Im Streit um Busstreiks im Jahr 2016 hat die Gewerkschaft Verdi vor dem Landesarbeitsgericht erneut gewonnen. Demnach waren die Arbeitsniederlegungen rechtmäßig – es muss kein millionenschwerer Schadenersatz gezahlt werden.

Politik: Matthias Schiermeyer (ms)

Stuttgart - Den womöglich entscheidenden Sieg hat die Gewerkschaft Verdi im Rechtsstreit gegen die Gesellschaft Stadtverkehr Pforzheim (SVP) erzielt. Das Landesarbeitsgericht (LAG) hat am Mittwoch eine Schadenersatzklage wegen eines längeren Streiks im öffentlichen Personennahverkehr im Jahr 2016 abgelehnt. Schon das Arbeitsgericht Pforzheim hatte diese Forderung am 5. April vorigen Jahres zurückgewiesen, daraufhin ging die SVP nun in die Berufung – ohne Erfolg.

 

Die mittlerweile liquidierte, hundertprozentige Tochter der Stadt Pforzheim hat noch vor drei Jahren den städtischen Linienbusverkehr geführt. Ersetzt wurde sie per Genehmigung vom 12. Januar 2016 durch die Deutsche-Bahn-Tochter Regionalverkehr Südwest (RVS) im sogenannten eigenwirtschaftlichen Betrieb. Dieser geht auf eine Regelung im Personenbeförderungsgesetz zurück, die es privaten Anbietern ermöglicht, ohne öffentliche Vergabe Nahverkehre zu übernehmen. Sie agieren frei am Markt und ohne ständige öffentliche Zuschüsse, also quasi kostendeckend.

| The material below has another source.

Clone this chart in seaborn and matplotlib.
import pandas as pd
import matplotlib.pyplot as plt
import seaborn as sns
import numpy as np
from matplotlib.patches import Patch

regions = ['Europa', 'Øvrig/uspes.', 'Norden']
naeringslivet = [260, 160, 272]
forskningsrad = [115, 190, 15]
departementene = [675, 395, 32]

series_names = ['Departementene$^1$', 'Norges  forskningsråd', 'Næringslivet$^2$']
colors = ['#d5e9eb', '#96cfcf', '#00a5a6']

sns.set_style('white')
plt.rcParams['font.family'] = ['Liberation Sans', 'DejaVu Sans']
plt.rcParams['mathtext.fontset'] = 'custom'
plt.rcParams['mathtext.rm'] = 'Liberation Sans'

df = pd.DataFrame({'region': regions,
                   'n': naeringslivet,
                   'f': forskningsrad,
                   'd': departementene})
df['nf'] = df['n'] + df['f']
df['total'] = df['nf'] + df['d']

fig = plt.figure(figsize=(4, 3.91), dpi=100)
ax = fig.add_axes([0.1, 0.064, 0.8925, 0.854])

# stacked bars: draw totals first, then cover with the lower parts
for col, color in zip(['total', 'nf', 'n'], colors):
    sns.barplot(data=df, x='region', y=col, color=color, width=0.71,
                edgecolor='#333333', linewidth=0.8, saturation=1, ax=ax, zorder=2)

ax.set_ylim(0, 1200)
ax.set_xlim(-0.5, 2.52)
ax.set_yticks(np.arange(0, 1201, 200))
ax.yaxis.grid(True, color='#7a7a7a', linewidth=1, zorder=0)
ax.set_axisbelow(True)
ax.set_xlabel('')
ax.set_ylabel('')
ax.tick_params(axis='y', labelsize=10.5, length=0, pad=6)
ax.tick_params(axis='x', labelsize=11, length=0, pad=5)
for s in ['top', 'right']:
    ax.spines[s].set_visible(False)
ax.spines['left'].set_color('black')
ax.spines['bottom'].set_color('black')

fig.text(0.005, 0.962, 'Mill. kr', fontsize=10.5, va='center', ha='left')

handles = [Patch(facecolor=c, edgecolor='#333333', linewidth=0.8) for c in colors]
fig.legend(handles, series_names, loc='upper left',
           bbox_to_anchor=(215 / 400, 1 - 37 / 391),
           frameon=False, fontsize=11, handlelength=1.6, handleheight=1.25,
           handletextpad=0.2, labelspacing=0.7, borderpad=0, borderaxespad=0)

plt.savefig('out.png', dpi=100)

Rechtmäßiger Einsatz für einen Sozialtarifvertrag

In der Folge wurde zum 31. Dezember 2016 die Stilllegung der Stadtverkehr Pforzheim mit dem Verlust aller Arbeitsplätze beschlossen. Verdi verlangte daraufhin den Abschluss eines Sozialtarifvertrags, um die Folgen der Kündigung für die 240 Arbeitnehmer abzumildern. Zur Durchsetzung initiierte die Gewerkschaft einen Arbeitskampf mit 34 Streiktagen zwischen dem 9. März und 1. Juli 2016.

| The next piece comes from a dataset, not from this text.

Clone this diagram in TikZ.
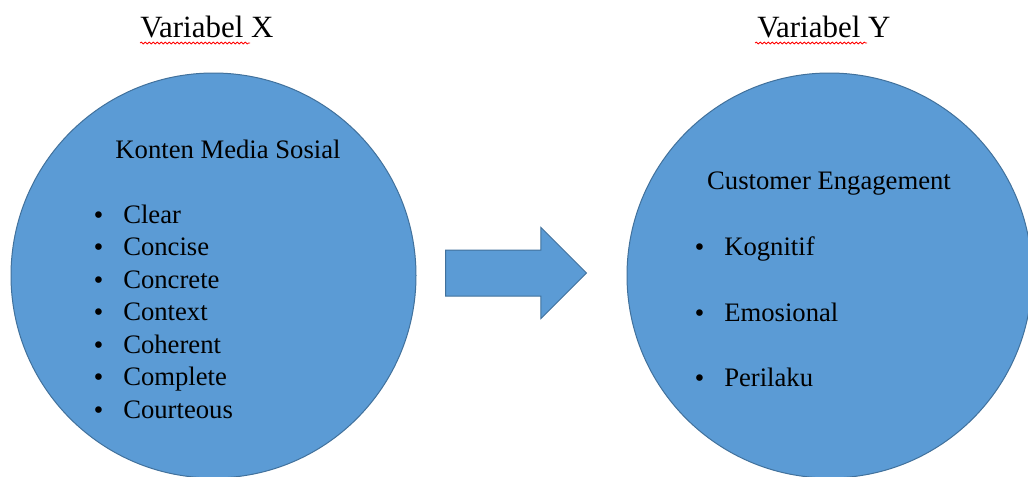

Die SVP hält die Arbeitsniederlegungen für rechtswidrig. Verdi habe gegen die Friedenspflicht verstoßen, da zwischen den Tarifpartnern bereits entsprechende tarifliche Regelungen bestehen würden. Zudem seien unrechtmäßige Forderungen gegenüber der Stadt Pforzheim als unbeteiligten Dritten erhoben wollen. Darüber hinaus verlangte die SVP Schadenersatz von knapp 2,1 Millionen Euro, weil sie Monate im Voraus Ersatzverkehr eingekauft und Einnahmeverluste zu beklagen hatte.

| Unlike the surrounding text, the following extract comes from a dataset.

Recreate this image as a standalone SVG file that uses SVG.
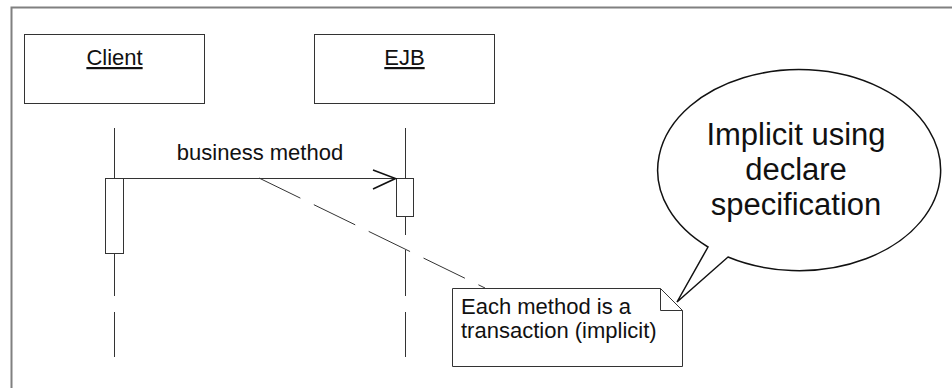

Revision zum Bundesarbeitsgericht zugelassen

Doch das Landesarbeitsgericht entschied, dass Verdi für rechtmäßige Ziele gestreikt hätte – es liege kein Verstoß gegen die Friedenspflicht vor. Die Gewerkschaft feiert das Urteil als Sieg für das Streikrecht. Das Gericht habe sich nicht darauf eingelassen, die gewerkschaftlichen Spielräume bei der Ausübung des grundgesetzlich verbrieften Streikrechts einzuengen, sagte die Verdi-Landesvize Susanne Wenz. Mit der Schadenersatzklage sollten Verdi faktisch die Kosten der Stilllegung aufgebürdet werden – diese Rechnung sei nicht aufgegangen. Das Gericht ließ wegen der grundsätzlichen Bedeutung die Revision zum Bundesarbeitsgericht zu. Die Einbeziehung der Stadt als hundertprozentiger Gesellschafterin habe den Streik nicht rechtswidrig gemacht. Verdi sieht sich in ihrer Auffassung bestätigt, dass die Stadt in der Mitverantwortung sei. So habe der damalige Oberbürgermeister Gert Hager Mitte März 2016 direkt mit Verdi in Berlin verhandelt. Die höchste Instanz in Erfurt könnte nun zwar ihrerseits überprüfen, ob die Verhältnismäßigkeit gewahrt blieb.

Ob die SVP aber auch in die Revision gehen will, müssen nun deren alter Aufsichtsrat und die frühere Gesellschafterin – mithin Stadträte und Bürgermeister – entscheiden. Wenz forderte die nun zum vierten Mal vor Gericht unterlegene SVP auf, den Konflikt endlich beizulegen, statt erneut viel Geld für die Anwälte auszugeben.